A lot of people find "wooden", the work of actors who don't emote by twisting their faces up and/or turning their voices into growls and whimpers, and genuine criticism is couched in puns based on people's names or famous works all the time. Like...exhaustingly often.

I do apologize, in fact, because the frequency with which I see such attempts to inject a false sense of "cleverness" into genuine criticism, combined with the fact that I find that particular tool of attempted humor to be obnoxious in the first place, caused me to react more negatively than I would have had you expressed the thought in a different way. My bad.
 

TheSword

Legend
Sure. I will go to the Tomatometer, as an aggregator of critical opinion. I do not intend to be exhastive.

How to Train Your Dragon - 99%.
The Wizard of Oz - 98%
Kiki's Delivery Service - 98% (There's a bunch of Miyazaki over 90%)
Nosferatu (1922) - 97%
The Princess Bride - 97%.
Ghostbusters - 97%.
Harry Potter and the Deathly Hallows, Pt 2 - 96% (in fact, all of the Potter movies score over 75% on the meter)
Raiders of the Lost Ark - 95%
Pan's Labyrinth - 95%
Moana - 95% (there's a bunch of Disney animated flicks in the 90%+ range)
The Adventures of Baron Munchausen - 92%
Willy Wonka and the Chocolate Factory - 90%

I left in Nosferatu and Ghostbusters as examples of how genres are hardly "pure", easily defined things - if you wann akick me and say they are horror and sci-fi, take it to some other thread: Ghosts and vampires are fantasy creatures.
Thanks for that. It’s interesting that the only ones that are the kind of fantasy we see in d&d are cartoons, and possibly the princess bride.

The others are definitely subversive featuring elements of the real world. In exactly the kind of way we were suggesting.

When it comes to the major awards fantasy films win production based awards, score, effects etc but almost never film, acting, or direction. Some of the cartoons are the exception in a lesser contended category of animated film.

I guess my point is in 90 years of major film awards, fantasy as a genre is lagging well, well behind. We don’t see the same problem with sci-fi.

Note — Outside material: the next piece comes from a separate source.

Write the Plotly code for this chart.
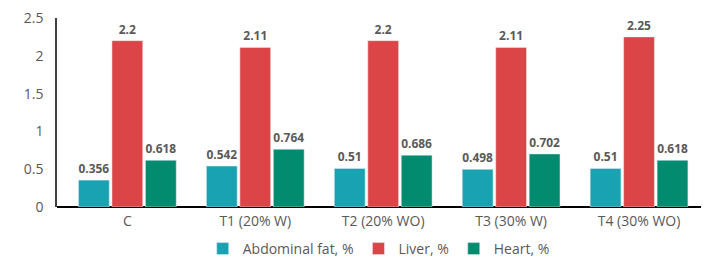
import plotly.graph_objects as go

categories = ["C", "T1 (20% W)", "T2 (20% WO)", "T3 (30% W)", "T4 (30% WO)"]
abdominal_fat = [0.356, 0.542, 0.51, 0.498, 0.51]
liver = [2.2, 2.11, 2.2, 2.11, 2.25]
heart = [0.618, 0.764, 0.686, 0.702, 0.618]
series_names = ["Abdominal fat, %", "Liver, %", "Heart, %"]
colors = ["#19A3B2", "#DC4547", "#038B6F"]
y_ticks = [0, 0.5, 1, 1.5, 2, 2.5]

FONT = "Open Sans"
# page body adds an 8px offset; figure size compensates so it fits the 709x261 window
W, H = 701, 253

fig = go.Figure()
for name, vals, col in zip(series_names, [abdominal_fat, liver, heart], colors):
    fig.add_trace(go.Bar(
        x=categories, y=vals, name=name, marker_color=col,
        text=[str(v) for v in vals], textposition="outside",
        textfont=dict(size=12, color="#595959", family=FONT),
        texttemplate="<b>%{text}</b>", cliponaxis=False,
    ))

fig.update_layout(
    width=W, height=H,
    margin=dict(l=49, r=6, t=10, b=54),
    barmode="group", bargap=0.215, bargroupgap=0.08,
    plot_bgcolor="white", paper_bgcolor="white",
    font=dict(family=FONT, color="#595959", size=14),
    showlegend=True,
    legend=dict(orientation="h", x=0.498, xanchor="center",
                yref="container", y=12 / H, yanchor="middle",
                font=dict(size=14, color="#595959", family=FONT), itemwidth=30,
                traceorder="normal"),
)
fig.update_xaxes(showline=False, ticks="", tickfont=dict(size=14, color="#595959"),
                 range=[-0.55, 4.5], automargin=False, ticklabelstandoff=4)
fig.update_yaxes(range=[0, 2.5], tickvals=y_ticks, ticktext=[str(t) for t in y_ticks],
                 showgrid=False, showline=True, linecolor="#404040", linewidth=1.5,
                 zeroline=True, zerolinecolor="#000000", zerolinewidth=1.5,
                 tickfont=dict(size=14, color="#595959"), ticks="", ticklen=0,
                 automargin=False, ticklabelstandoff=9, ticklabeloverflow="allow")

fig.write_html("out.html")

Edit: Even of the Lord of the Rings films only the third won an academy award for something other than the production values.
 
Last edited:

doctorbadwolf

Heretic of The Seventh Circle
As long as there is a rapier wielding wardog-riding gnome paladin with his dwarven wizard buddy, I'll be happy.
God I'd fight someone in an alleyway for there to be a forest gnome paladin with a hair and short beard the color of dark pine needles and skin like redwood bark, riding a dire corgis and wielding either a rapier or soemthing like Prince Nuada's spear in Hellboy 2.
 

el-remmen

Moderator Emeritus
I do apologize,
No need! The talent or appeal of various actors and celebrities is something I tend to be very glib about and you had no way of knowing that (I went back to check and oops! no winky emoji from me!) I genuinely do not like the actor's work (or maybe it is just the films he's been in?) but he could still be great in a D&D movie - I think it would depend more on the film's tack than any one actor.
 

doctorbadwolf

Heretic of The Seventh Circle
Most people aren't heroes. But maybe they could be.
And while most people aren't, most just means "more than half". There are plenty of people IRL who would do exactly what Frodo did, and even more people than that who would follow someone they love and respect into the fires of hell.

The idea that heroism itself is unrealistic or unbelievable is...honestly it's a point of view that, due to it not being an exceedingly, vanishingly, rare point of view, makes me worry about the health and future of our society.